Argument Parsing (argparse)

Allows parameterized script execution:

import argparse
parser = argparse.ArgumentParser()
parser.add_argument("--device", required=True)
args = parser.parse_args()

Run with:

python script.py --device 192.168.1.1

Makes scripts reusable across devices or environments.

3. API Security & Best Practices

Token Expiration Handling

Always check token validity:

if token_expired():
    refresh_token()

Build automated re-authentication logic for long-lived automation jobs.

SSL Verification

Instead of verify=False (not secure), use:

verify='/path/to/cacert.pem'

Enforces certificate-based trust, protects against MITM attacks.

Rate Limiting and Retry Logic

Use backoff strategies:

for attempt in range(3):
    response = requests.get(url)
    if response.status_code == 429:
        time.sleep(2 ** attempt)
    else:
        break

• 429 = Too Many Requests

• Helps handle API burst limits and network jitter

4. Cisco DNA Center – Deep Use Cases

Event Subscription API (Webhooks)

Enable external systems to receive event notifications:

• Device down

• Client health degraded

• Policy violation

These can trigger automated remediation scripts or ServiceNow tickets.

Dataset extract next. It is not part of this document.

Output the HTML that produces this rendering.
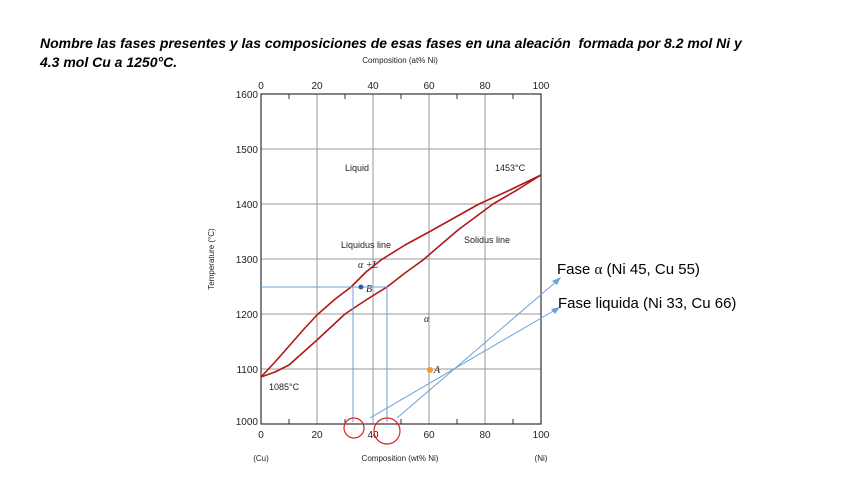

Template Editor and Variable Injection

Use placeholders in templates:

interface {{ interface_name }}
 description {{ description }}

Populate dynamically via API or inventory.

Enhances scalability and customization in deployments.

ITSM Integration (e.g., ServiceNow)

DNA Center can trigger or update tickets in IT systems:

• Auto-generate incident from network event

• Link remediation results back to ticket

• Support full lifecycle automation

5. Telemetry and Visualization Enhancements

Telemetry Collector Architecture

Flow:
Cisco Device → gRPC → Collector → InfluxDB → Grafana

This architecture shows how telemetry data is streamed, stored, and visualized.

gNMI Protocol

• gRPC Network Management Interface

• Successor to NETCONF/RESTCONF

• Supports streaming and configuration

• Widely used in modern, vendor-neutral telemetry setups

Subscription Modes

Mode	Description
OnChange	Sends data only when value changes
Periodic	Sends data at fixed intervals (e.g., every 10 seconds)

Knowing the mode improves resource planning and performance tuning.

6. Automation End-to-End Workflows

Complete Scenario Example

1. Discover Devices: via Cisco DNA Center API

2. Push Config: via Ansible or Template API

3. Verify State: using Python/Ansible validation playbooks

4. Compliance Check: NAPALM compare_config()

5. Log/Report: Push results to log or dashboard

This structure enables repeatable and auditable automation pipelines.

CI/CD Integration

Apply DevOps principles to networks:

• Git: Source control for templates and playbooks

• Jenkins: Automate:

  • Playbook testing (--check)

  • Deployment triggers (e.g., after approval)

  • Compliance validation post-deployment

This elevates network automation maturity for enterprise-grade environments.